A review of all the gory details isn’t necessary at this point. Suffice to say that we’re moving in a positive direction. The key thing now is to keep that going.
It appears that the tempest that erupted following the plan to close Wiley Creek’s Main Lodge has focused Samaritan officials’ attention on the realities surrounding the property and Sweet Home’s pride and investment in it.
Most of that investment is emotional, except for those who pay to live there, but it is still a significant commitment, as Samaritan has acknowledged by changing its plans.
At Tuesday’s meeting, as we report on page 1 of today’s issue, a number of very interesting and worthwhile ideas were broached about how the property could better serve the community – and ultimately be more profitable.
The latter is a problem we all need to be concerned about. Samaritan hasn’t made a lot of the fact that Wiley Creek has been in the red since its inception, but that came out last week and it should be a concern to us all.
As our story reports, suggestions for beefing up the service potential – and value – of Wiley Creek include urgent care, expanded physical therapy, memory care and stroke therapy.
It’s no secret to anyone who has a connection to the folks living at Wiley Creek that its distance from Samaritan Lebanon Community Hospital is a detriment. It’s resulted in more than one departure – to Lebanon or Albany, where medical care is more readily available in a timely fashion. Others have simply packed up and moved elsewhere, without ever giving Wiley Creek a chance.

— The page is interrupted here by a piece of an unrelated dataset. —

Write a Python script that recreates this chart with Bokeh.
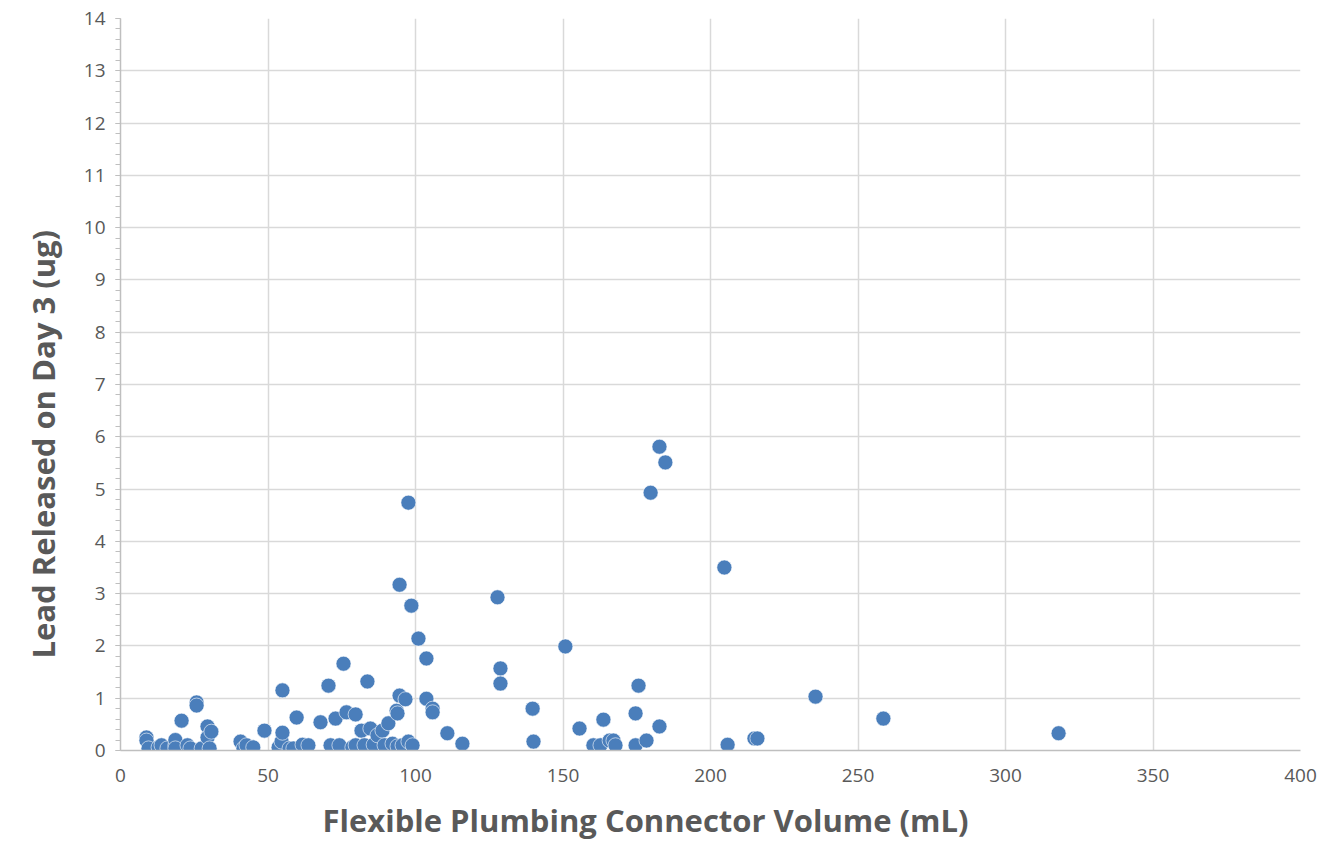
from bokeh.plotting import figure
from bokeh.models import Range1d, SingleIntervalTicker, ColumnDataSource, Title
from bokeh.embed import file_html
from bokeh.resources import INLINE

volume_ml = [8.8, 8.8, 9.5, 12.9, 13.9, 15.9, 18.6, 18.6, 18.6, 20.7, 22.7, 23.7, 25.8, 25.8,
             27.5, 29.5, 29.5, 30.2, 30.8, 40.7, 41.7, 42.7, 45.0, 48.8, 53.6, 54.6, 54.9, 54.9,
             57.3, 58.6, 59.7, 61.7, 63.7, 67.8, 70.5, 71.2, 72.9, 74.2, 75.6, 76.6, 78.6, 79.7,
             79.7, 81.7, 82.7, 83.7, 84.7, 85.8, 87.1, 88.8, 89.5, 90.8, 92.2, 93.9, 93.6, 93.9,
             94.6, 94.6, 95.6, 96.6, 97.6, 97.6, 98.6, 99.0, 101.0, 103.7, 103.7, 105.8, 105.8,
             110.8, 115.9, 127.8, 128.8, 128.8, 139.7, 140.0, 150.8, 155.6, 160.3, 162.7, 163.7,
             165.8, 167.1, 167.8, 174.6, 174.6, 175.6, 178.3, 179.7, 182.7, 182.7, 184.7, 204.7,
             205.8, 214.9, 215.9, 235.6, 258.6, 318.0]
lead_ug = [0.25, 0.19, 0.04, 0.06, 0.10, 0.04, 0.10, 0.20, 0.04, 0.57, 0.10, 0.04, 0.92, 0.86,
           0.04, 0.46, 0.25, 0.04, 0.36, 0.17, 0.04, 0.10, 0.06, 0.38, 0.06, 0.17, 1.15, 0.34,
           0.04, 0.04, 0.63, 0.11, 0.10, 0.54, 1.24, 0.10, 0.61, 0.10, 1.66, 0.73, 0.06, 0.69,
           0.10, 0.38, 0.10, 1.32, 0.42, 0.11, 0.29, 0.38, 0.10, 0.52, 0.13, 0.08, 0.76, 0.71,
           3.17, 1.05, 0.10, 0.98, 4.74, 0.17, 2.77, 0.10, 2.14, 1.76, 0.99, 0.80, 0.73,
           0.33, 0.13, 2.93, 1.57, 1.28, 0.80, 0.17, 1.99, 0.42, 0.10, 0.10, 0.59,
           0.19, 0.19, 0.10, 0.71, 0.10, 1.24, 0.19, 4.93, 5.81, 0.46, 5.51, 3.50,
           0.11, 0.23, 0.23, 1.03, 0.61, 0.33]

x_title = "Flexible Plumbing Connector Volume (mL)"
y_title = "Lead Released on Day 3 (ug)"

src = ColumnDataSource(dict(x=volume_ml, y=lead_ug))

p = figure(width=1321, height=852, output_backend="svg", toolbar_location=None,
           x_range=Range1d(0, 400), y_range=Range1d(0, 14),
           min_border_left=120, min_border_right=21, min_border_top=18, min_border_bottom=102)
p.outline_line_color = None
p.background_fill_color = "white"
p.border_fill_color = "white"

p.scatter("x", "y", source=src, size=15, fill_color="#4a7ebb", line_color="white", line_width=0.6)

font = "Open Sans"
grey = "#595959"

p.xaxis.ticker = SingleIntervalTicker(interval=50, num_minor_ticks=0)
p.yaxis.ticker = SingleIntervalTicker(interval=1, num_minor_ticks=5)

for ax in (p.xaxis[0], p.yaxis[0]):
    ax.axis_line_color = "#bfbfbf"
    ax.axis_line_width = 1.5
    ax.major_label_text_font = font
    ax.major_label_text_font_size = "19px"
    ax.major_label_text_color = grey

p.xaxis.major_tick_line_color = None
p.xaxis.minor_tick_line_color = None
p.xaxis.major_label_standoff = 12

p.yaxis.major_tick_line_color = "#bfbfbf"
p.yaxis.minor_tick_line_color = "#bfbfbf"
p.yaxis.major_tick_out = 5
p.yaxis.major_tick_in = 0
p.yaxis.minor_tick_out = 5
p.yaxis.minor_tick_in = 0
p.yaxis.major_label_standoff = 10

p.xgrid.grid_line_color = "#d9d9d9"
p.xgrid.grid_line_width = 1.5
p.ygrid.grid_line_color = "#d9d9d9"
p.ygrid.grid_line_width = 1.5

p.add_layout(Title(text=x_title, text_font=font, text_font_size="31px", text_font_style="bold",
                   text_color=grey, align="left", offset=202, standoff=24), "below")
p.add_layout(Title(text=y_title, text_font=font, text_font_size="31px", text_font_style="bold",
                   text_color=grey, align="left", offset=92, standoff=34), "left")

open("out.html", "w").write(file_html(p, INLINE))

Councilmen Greg Mahler and Dave Trask, both firefighters, made an impassioned and, we think, very valid case for why urgent care would be a good fit for the East County. Not only would it ilkely save lives, but it would significantly benefit the already beleaguered Sweet Home Fire and Ambulance District, which puts exponentially more miles on its equipment than other local fire districts, as they noted.
To be blunt, the prevailing notion among many East County residents is that Samaritan’s attention is focused elsewhere. It’s not reassuring to wait weeks or months for a chance to see a doctor at Sweet Home Family Medicine, which lacks facilities and personnel to handle anything other than basic visits to the doctor.
This is not a criticism of the clinic’s staff, who are committed and, in many cases, go the second mile for patients. But the fact that it’s not uncommon for the clinic to call an ambulance for someone suffering cardiac symptoms, to transport them to Lebanon or beyond is not comforting. Neither is the fact, as Mahler pointed out in the council meeting, that about one-third of ambulance trips don’t stop at SLCH because it often is overloaded.
Not to put too fine a point on it, but when the lack of local medical resources is factored into all that aggressive building Samaritan is doing everywhere but here, we aren’t left feeling warm and cozy.
Establishing more immediate urgent care facilities and personnel right at Wiley Creek would not only send a message to local residents that Samaritan cares about Sweet Home, but it makes sense to think that it might increase the appeal of Wiley Creek to seniors looking for a place to settle.
The fact that Wiley Creek has never grown past the first of several planned phases in its nearly 20 years of existence, because the demand apparently hasn’t been significant enough, signifies how badly this problem needs to be addressed.
Why not? What’s missing that would cause a senior to choose a facility where all they would see from their window is a patch of grass and some concrete sidewalks, compared to Wiley Creek’s backdrop of tall forested mountains?
We get the problem here. We understand what Samaritan executives have stated: that the economy of scale that makes other senior living communities in the Mid-Valley profitable isn’t there for Wiley Creek.
We have intelligent, motivated local residents who get it, just like Samaritan got it that we want to keep Wiley Creek.
Let’s get it together and solve this problem.